Opinion
Decided June, 1879.
Absence from the state will not prevent the statute of limitations from running, when the defendant was in a position to receive notice from a summons left at his domicile in this state.
ASSUMPSIT, to recover the balance of the defendant's promissory note, dated January 10, 1870, upon which there are endorsed several partial payments, the last being dated August 8, 1872. Plea, the general issue, with a brief statement of the statute of limitations. Facts found by a referee.

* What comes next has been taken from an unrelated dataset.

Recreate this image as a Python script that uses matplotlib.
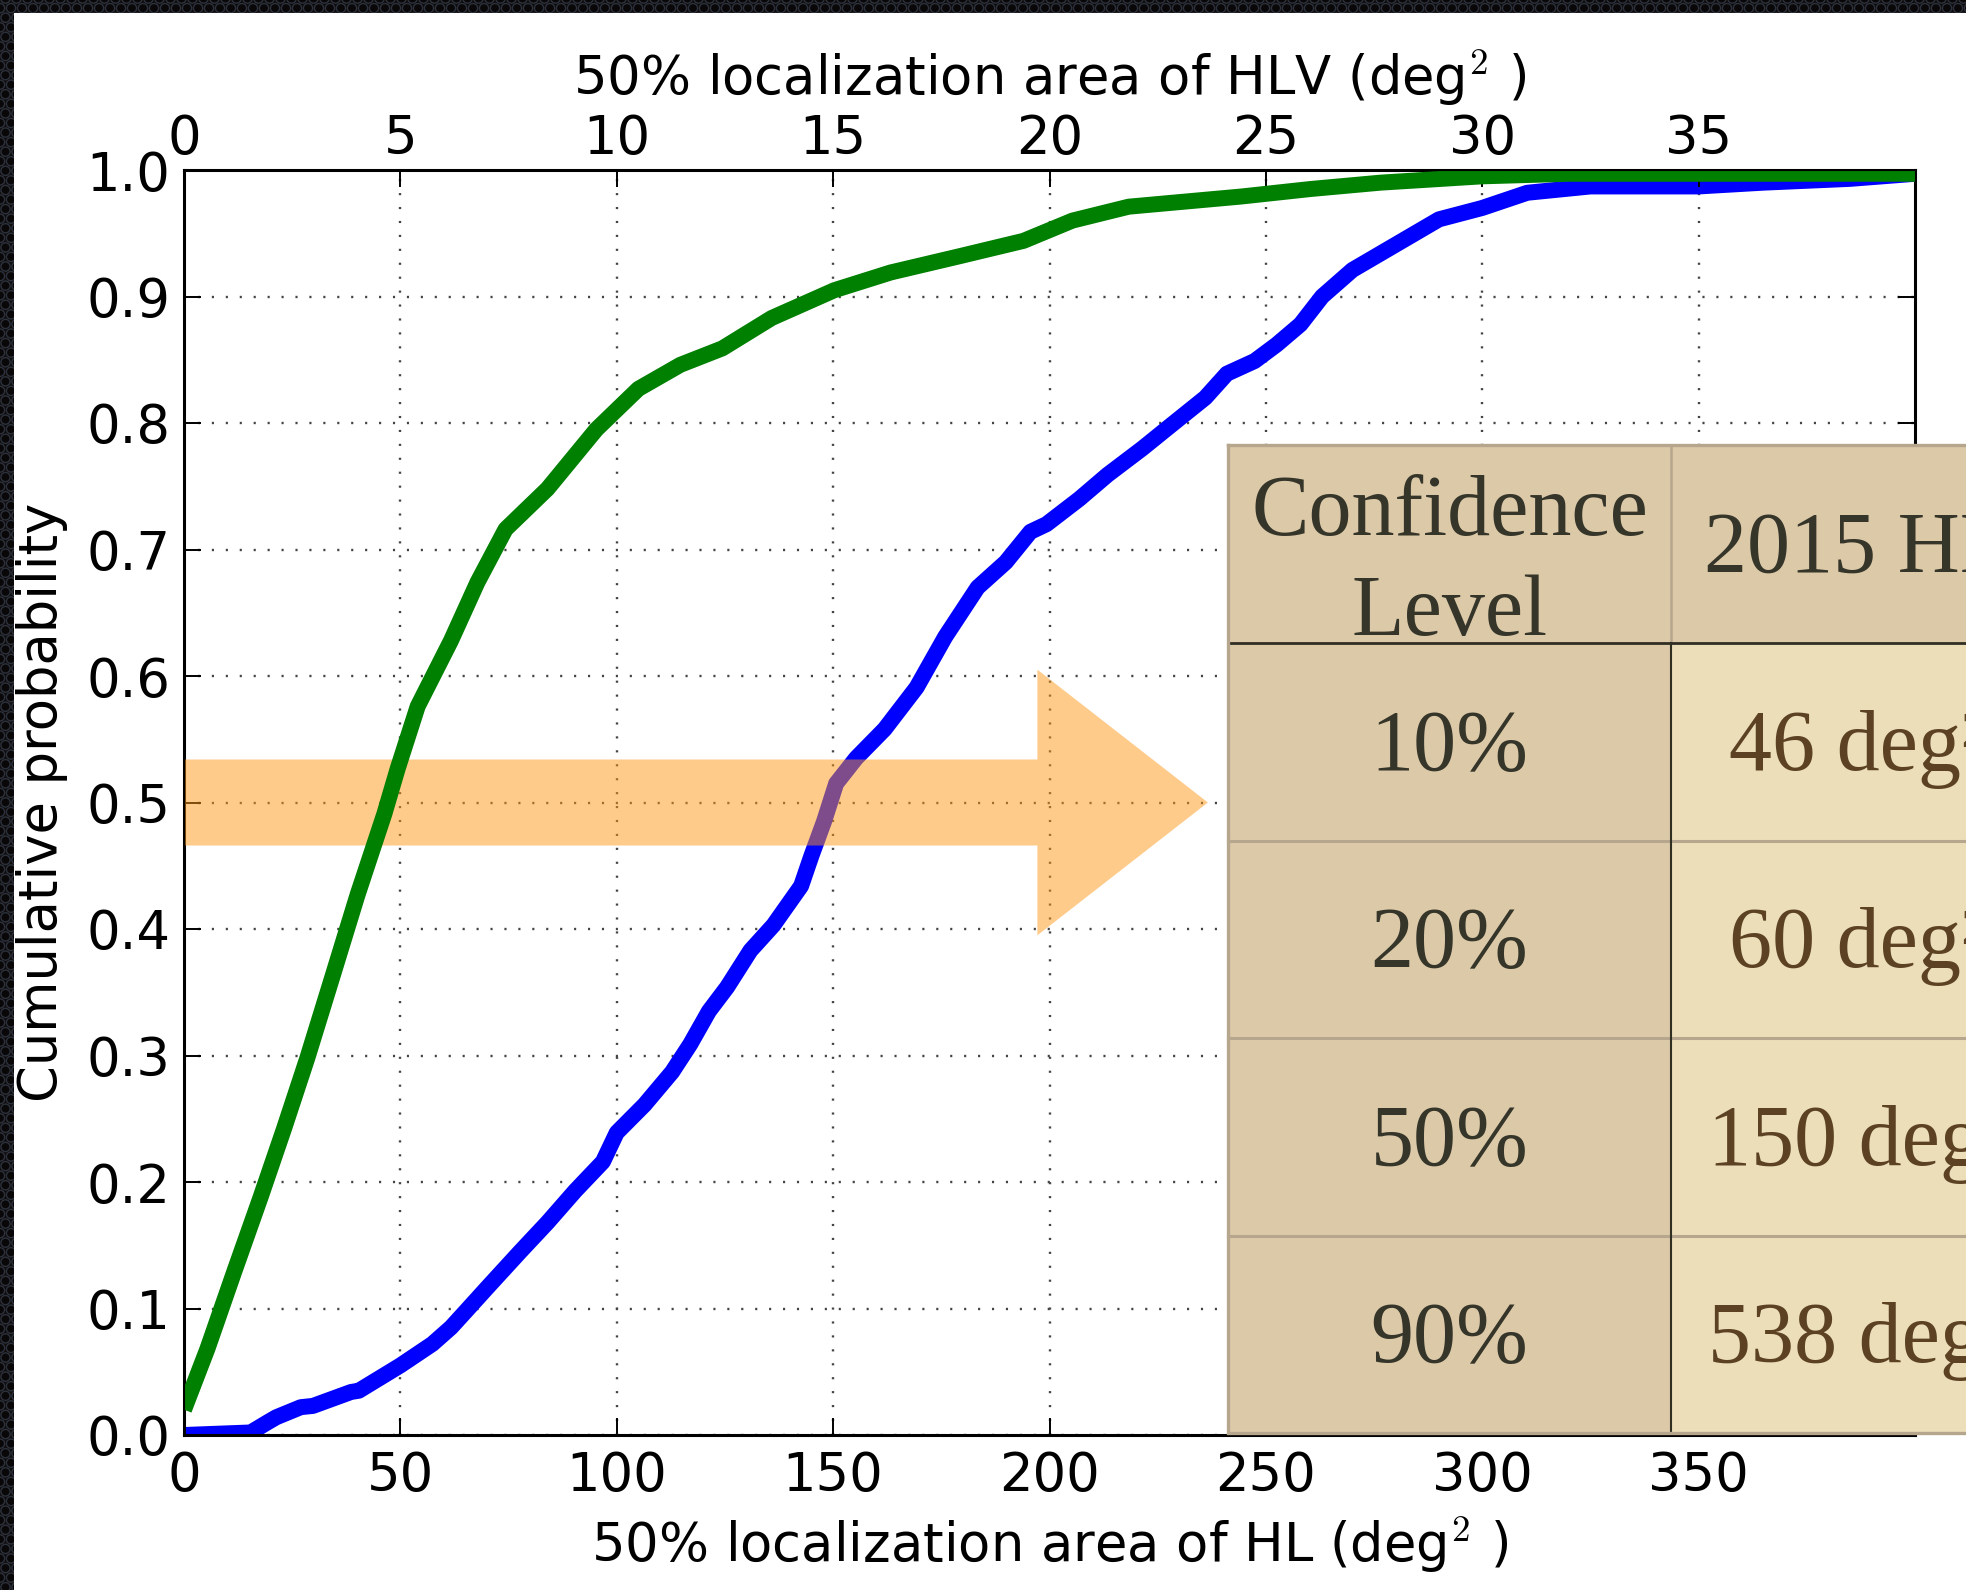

At the date of the note the defendant resided in this state, and has continued to reside here to the present time, except as hereafter stated. In November or December, 1874, he broke up housekeeping in Laconia, his wife going to her father's in Franklin with their goods and furniture, and the defendant to Massachusetts, where he was employed by different parties until May, 1875. While so employed, he went home to his family in Franklin as often as once in three or four weeks, and sometimes as often as once in two or three weeks. During his absence, his wife and child, about two years of age, occupied a kitchen and sleeping-room in her father's house, her goods, except what she used, being stored in the attic. She lived apart from her father's family, and did her own work, her husband contributing to her support. After his return from Massachusetts in May, 1875, they procured another tenement and kept house, living in Franklin until January, 1878, and in Manchester since that time.
The referee found for the defendant.
Andrews, for the plaintiff.
Foote, for the defendant.
The referee was warranted in finding that the defendant was in a position to receive notice of a suit from a summons left at his home in Franklin. Not only his legal domicile, but his place of abode, within the meaning of the statute, was in this state. Gilman v. Cutts, 23 N.H. 376, 385 — S.C., 27 N.H. 348, 358; Ward v. Cole, 32 N.H. 452; Brown v. Rollins, 44 N.H. 446.
Judgment for the defendant.
BINGHAM, J., did not sit: the others concurred.